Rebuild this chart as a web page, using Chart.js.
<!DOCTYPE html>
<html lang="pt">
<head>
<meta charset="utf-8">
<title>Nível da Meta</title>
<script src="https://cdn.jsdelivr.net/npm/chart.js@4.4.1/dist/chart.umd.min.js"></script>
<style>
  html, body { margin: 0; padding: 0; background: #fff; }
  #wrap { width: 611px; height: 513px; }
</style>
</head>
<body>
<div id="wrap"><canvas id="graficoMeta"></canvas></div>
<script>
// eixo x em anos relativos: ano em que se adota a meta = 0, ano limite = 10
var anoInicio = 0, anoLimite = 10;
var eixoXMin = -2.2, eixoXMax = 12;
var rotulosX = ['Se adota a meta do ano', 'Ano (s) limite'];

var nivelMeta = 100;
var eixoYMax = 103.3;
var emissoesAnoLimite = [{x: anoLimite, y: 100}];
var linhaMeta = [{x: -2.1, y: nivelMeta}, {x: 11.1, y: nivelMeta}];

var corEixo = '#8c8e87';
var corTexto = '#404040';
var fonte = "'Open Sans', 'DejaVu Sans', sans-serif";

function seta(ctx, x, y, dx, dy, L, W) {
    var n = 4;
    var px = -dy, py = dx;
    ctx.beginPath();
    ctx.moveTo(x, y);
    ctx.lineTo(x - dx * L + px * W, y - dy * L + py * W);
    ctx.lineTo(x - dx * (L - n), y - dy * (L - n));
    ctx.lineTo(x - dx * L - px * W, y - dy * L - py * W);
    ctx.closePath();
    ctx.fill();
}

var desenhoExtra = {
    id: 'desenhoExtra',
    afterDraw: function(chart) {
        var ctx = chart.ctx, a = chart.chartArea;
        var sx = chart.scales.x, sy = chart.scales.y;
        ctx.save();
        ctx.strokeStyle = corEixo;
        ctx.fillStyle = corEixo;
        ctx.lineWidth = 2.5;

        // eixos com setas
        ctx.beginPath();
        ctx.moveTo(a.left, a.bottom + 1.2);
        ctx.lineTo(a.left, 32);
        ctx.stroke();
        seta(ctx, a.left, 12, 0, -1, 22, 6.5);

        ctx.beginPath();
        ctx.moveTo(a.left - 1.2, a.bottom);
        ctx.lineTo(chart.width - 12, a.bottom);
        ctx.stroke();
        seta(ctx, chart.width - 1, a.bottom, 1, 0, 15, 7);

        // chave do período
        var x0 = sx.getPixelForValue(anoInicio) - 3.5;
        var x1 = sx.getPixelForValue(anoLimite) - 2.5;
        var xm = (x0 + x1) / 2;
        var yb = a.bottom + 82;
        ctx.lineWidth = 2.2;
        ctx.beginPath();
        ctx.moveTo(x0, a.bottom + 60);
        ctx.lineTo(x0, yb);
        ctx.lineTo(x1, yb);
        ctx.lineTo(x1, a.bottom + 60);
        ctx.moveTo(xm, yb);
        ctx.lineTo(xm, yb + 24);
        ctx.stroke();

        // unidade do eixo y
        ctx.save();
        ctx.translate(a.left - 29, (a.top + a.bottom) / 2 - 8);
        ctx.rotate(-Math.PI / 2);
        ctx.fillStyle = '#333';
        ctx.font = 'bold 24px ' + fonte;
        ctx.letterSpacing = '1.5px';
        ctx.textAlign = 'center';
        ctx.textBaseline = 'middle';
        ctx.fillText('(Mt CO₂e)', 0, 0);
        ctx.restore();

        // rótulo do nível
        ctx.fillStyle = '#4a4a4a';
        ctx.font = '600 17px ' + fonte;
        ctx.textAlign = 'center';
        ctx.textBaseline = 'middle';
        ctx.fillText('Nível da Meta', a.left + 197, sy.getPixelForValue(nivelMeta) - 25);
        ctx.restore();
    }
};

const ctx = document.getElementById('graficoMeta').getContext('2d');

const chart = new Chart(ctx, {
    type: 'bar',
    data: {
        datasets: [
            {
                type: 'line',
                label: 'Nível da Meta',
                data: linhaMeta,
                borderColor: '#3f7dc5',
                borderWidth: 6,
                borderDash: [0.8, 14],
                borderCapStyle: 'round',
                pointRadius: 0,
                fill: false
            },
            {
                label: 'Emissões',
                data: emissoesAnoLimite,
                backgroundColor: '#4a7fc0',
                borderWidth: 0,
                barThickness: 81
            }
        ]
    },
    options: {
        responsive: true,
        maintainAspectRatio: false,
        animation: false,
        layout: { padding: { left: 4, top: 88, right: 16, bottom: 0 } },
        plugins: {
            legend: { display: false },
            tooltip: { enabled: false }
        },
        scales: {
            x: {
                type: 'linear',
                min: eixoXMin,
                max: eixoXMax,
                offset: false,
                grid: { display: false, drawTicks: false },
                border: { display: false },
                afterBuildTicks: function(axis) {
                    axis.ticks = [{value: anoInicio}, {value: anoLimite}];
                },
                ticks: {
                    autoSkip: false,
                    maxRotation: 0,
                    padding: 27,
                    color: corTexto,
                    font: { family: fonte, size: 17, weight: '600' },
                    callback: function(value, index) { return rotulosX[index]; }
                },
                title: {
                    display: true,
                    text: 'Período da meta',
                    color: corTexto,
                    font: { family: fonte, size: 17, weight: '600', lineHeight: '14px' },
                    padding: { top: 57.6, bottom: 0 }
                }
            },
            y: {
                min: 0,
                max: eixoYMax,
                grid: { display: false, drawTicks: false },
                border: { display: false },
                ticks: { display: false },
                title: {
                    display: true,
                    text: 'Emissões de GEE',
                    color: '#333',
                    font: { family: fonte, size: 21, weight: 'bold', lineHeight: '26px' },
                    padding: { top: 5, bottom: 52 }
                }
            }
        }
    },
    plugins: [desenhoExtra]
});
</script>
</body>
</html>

----------

Reproduce each line verbatim.

Rebuild this chart as a web page, using Chart.js.
<!DOCTYPE html>
<html lang="pt">
<head>
<meta charset="utf-8">
<title>Nível da Meta</title>
<script src="https://cdn.jsdelivr.net/npm/chart.js@4.4.1/dist/chart.umd.min.js"></script>
<style>
  html, body { margin: 0; padding: 0; background: #fff; }
  #wrap { width: 611px; height: 513px; }
</style>
</head>
<body>
<div id="wrap"><canvas id="graficoMeta"></canvas></div>
<script>
// eixo x em anos relativos: ano em que se adota a meta = 0, ano limite = 10
var anoInicio = 0, anoLimite = 10;
var eixoXMin = -2.2, eixoXMax = 12;
var rotulosX = ['Se adota a meta do ano', 'Ano (s) limite'];

var nivelMeta = 100;
var eixoYMax = 103.3;
var emissoesAnoLimite = [{x: anoLimite, y: 100}];
var linhaMeta = [{x: -2.1, y: nivelMeta}, {x: 11.1, y: nivelMeta}];

var corEixo = '#8c8e87';
var corTexto = '#404040';
var fonte = "'Open Sans', 'DejaVu Sans', sans-serif";

function seta(ctx, x, y, dx, dy, L, W) {
    var n = 4;
    var px = -dy, py = dx;
    ctx.beginPath();
    ctx.moveTo(x, y);
    ctx.lineTo(x - dx * L + px * W, y - dy * L + py * W);
    ctx.lineTo(x - dx * (L - n), y - dy * (L - n));
    ctx.lineTo(x - dx * L - px * W, y - dy * L - py * W);
    ctx.closePath();
    ctx.fill();
}

var desenhoExtra = {
    id: 'desenhoExtra',
    afterDraw: function(chart) {
        var ctx = chart.ctx, a = chart.chartArea;
        var sx = chart.scales.x, sy = chart.scales.y;
        ctx.save();
        ctx.strokeStyle = corEixo;
        ctx.fillStyle = corEixo;
        ctx.lineWidth = 2.5;

        // eixos com setas
        ctx.beginPath();
        ctx.moveTo(a.left, a.bottom + 1.2);
        ctx.lineTo(a.left, 32);
        ctx.stroke();
        seta(ctx, a.left, 12, 0, -1, 22, 6.5);

        ctx.beginPath();
        ctx.moveTo(a.left - 1.2, a.bottom);
        ctx.lineTo(chart.width - 12, a.bottom);
        ctx.stroke();
        seta(ctx, chart.width - 1, a.bottom, 1, 0, 15, 7);

        // chave do período
        var x0 = sx.getPixelForValue(anoInicio) - 3.5;
        var x1 = sx.getPixelForValue(anoLimite) - 2.5;
        var xm = (x0 + x1) / 2;
        var yb = a.bottom + 82;
        ctx.lineWidth = 2.2;
        ctx.beginPath();
        ctx.moveTo(x0, a.bottom + 60);
        ctx.lineTo(x0, yb);
        ctx.lineTo(x1, yb);
        ctx.lineTo(x1, a.bottom + 60);
        ctx.moveTo(xm, yb);
        ctx.lineTo(xm, yb + 24);
        ctx.stroke();

        // unidade do eixo y
        ctx.save();
        ctx.translate(a.left - 29, (a.top + a.bottom) / 2 - 8);
        ctx.rotate(-Math.PI / 2);
        ctx.fillStyle = '#333';
        ctx.font = 'bold 24px ' + fonte;
        ctx.letterSpacing = '1.5px';
        ctx.textAlign = 'center';
        ctx.textBaseline = 'middle';
        ctx.fillText('(Mt CO₂e)', 0, 0);
        ctx.restore();

        // rótulo do nível
        ctx.fillStyle = '#4a4a4a';
        ctx.font = '600 17px ' + fonte;
        ctx.textAlign = 'center';
        ctx.textBaseline = 'middle';
        ctx.fillText('Nível da Meta', a.left + 197, sy.getPixelForValue(nivelMeta) - 25);
        ctx.restore();
    }
};

const ctx = document.getElementById('graficoMeta').getContext('2d');

const chart = new Chart(ctx, {
    type: 'bar',
    data: {
        datasets: [
            {
                type: 'line',
                label: 'Nível da Meta',
                data: linhaMeta,
                borderColor: '#3f7dc5',
                borderWidth: 6,
                borderDash: [0.8, 14],
                borderCapStyle: 'round',
                pointRadius: 0,
                fill: false
            },
            {
                label: 'Emissões',
                data: emissoesAnoLimite,
                backgroundColor: '#4a7fc0',
                borderWidth: 0,
                barThickness: 81
            }
        ]
    },
    options: {
        responsive: true,
        maintainAspectRatio: false,
        animation: false,
        layout: { padding: { left: 4, top: 88, right: 16, bottom: 0 } },
        plugins: {
            legend: { display: false },
            tooltip: { enabled: false }
        },
        scales: {
            x: {
                type: 'linear',
                min: eixoXMin,
                max: eixoXMax,
                offset: false,
                grid: { display: false, drawTicks: false },
                border: { display: false },
                afterBuildTicks: function(axis) {
                    axis.ticks = [{value: anoInicio}, {value: anoLimite}];
                },
                ticks: {
                    autoSkip: false,
                    maxRotation: 0,
                    padding: 27,
                    color: corTexto,
                    font: { family: fonte, size: 17, weight: '600' },
                    callback: function(value, index) { return rotulosX[index]; }
                },
                title: {
                    display: true,
                    text: 'Período da meta',
                    color: corTexto,
                    font: { family: fonte, size: 17, weight: '600', lineHeight: '14px' },
                    padding: { top: 57.6, bottom: 0 }
                }
            },
            y: {
                min: 0,
                max: eixoYMax,
                grid: { display: false, drawTicks: false },
                border: { display: false },
                ticks: { display: false },
                title: {
                    display: true,
                    text: 'Emissões de GEE',
                    color: '#333',
                    font: { family: fonte, size: 21, weight: 'bold', lineHeight: '26px' },
                    padding: { top: 5, bottom: 52 }
                }
            }
        }
    },
    plugins: [desenhoExtra]
});
</script>
</body>
</html>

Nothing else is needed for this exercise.